In Matthew 5:23-24, in His sermon on the Mount, Jesus taught, “So if you are offering your gift on the altar and there you remember that your brother has something against you, leave your gift there in front of the altar and first go and be reconciled with your brother, and then come and offer your gift.” Then in the gospel of Mark, Mark 11:25, Mark records Jesus as saying, “Whenever you stand praying, if you have anything against anyone, forgive him so that your Father in heaven will also forgive you your wrongdoing.” Then in Matthew 6:14, the Lord said, “For if you forgive people their wrongdoing, your heavenly Father will forgive you as well. But if you don’t forgive people, your Father will not forgive you of your wrongdoing.” And in Matthew 18:35 He says something about forgiveness being from the heart, “So My heavenly Father will also do to you if each of you does not forgive his brother from his heart.” In one place He says “if your brother has something against you”, and in another place He says, “if you have something against anyone,” you are to offer forgiveness. The first has someone against you, the second has you against someone. In either case, forgiveness is the solution.

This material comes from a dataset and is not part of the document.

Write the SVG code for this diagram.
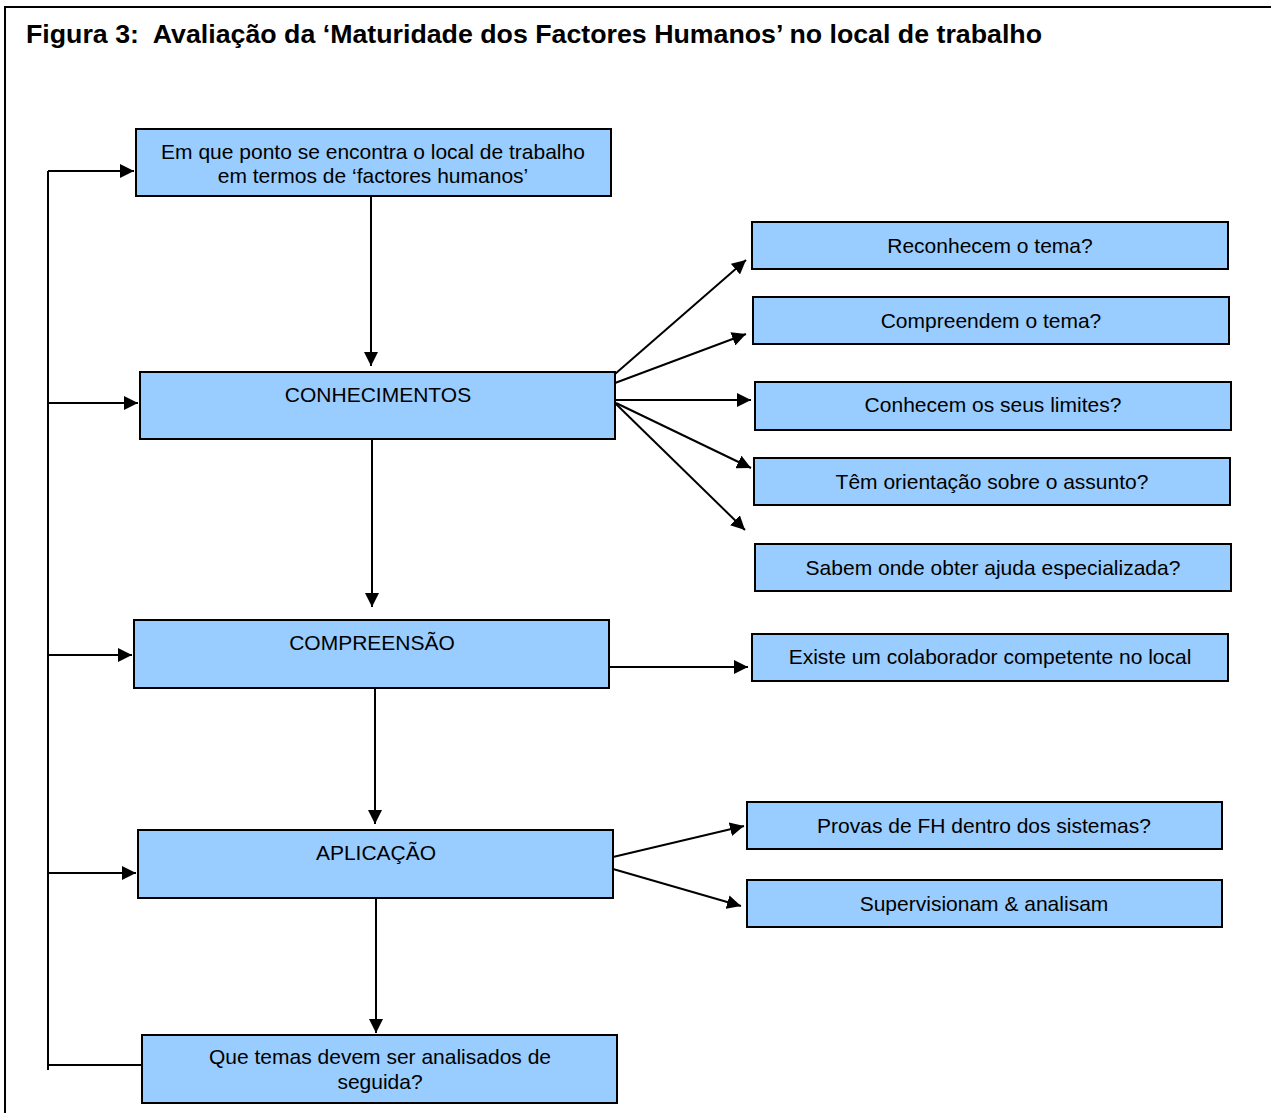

But forgiveness is sometimes a hard thing to do. I had someone in my own family that I was having a hard time forgiving for all that he did against me. He was the kind of person I could love better “afar off” instead of up close and personal. But then something happened in our recent history that changed my way of thinking, that is, in my history and in yours, the one reading this devotion. It was the assination of Charlie Kirk. Charlie was a young man who went to colleges and universities all over our Country speaking to and openly and publicly debating young college students who had no desire to follow Jesus or even to acknowledge God! But when he was assassinated, something “clicked inside, within my soul”. His death made me realize that “things” are no more than “things”. They are just objects, with no heart and no soul, and if something happens to the things in your life, even if they are sentimental, they are still just “things”. It’s not “things” that are important or that need forgiveness and love, it’s people! Only people can be forgiven and saved to God’s glorious salvation. If you think that someone doesn’t deserve forgiveness and salvation, just look at yourself. Do you deserve forgiveness and salvation? The answer to that is “no”.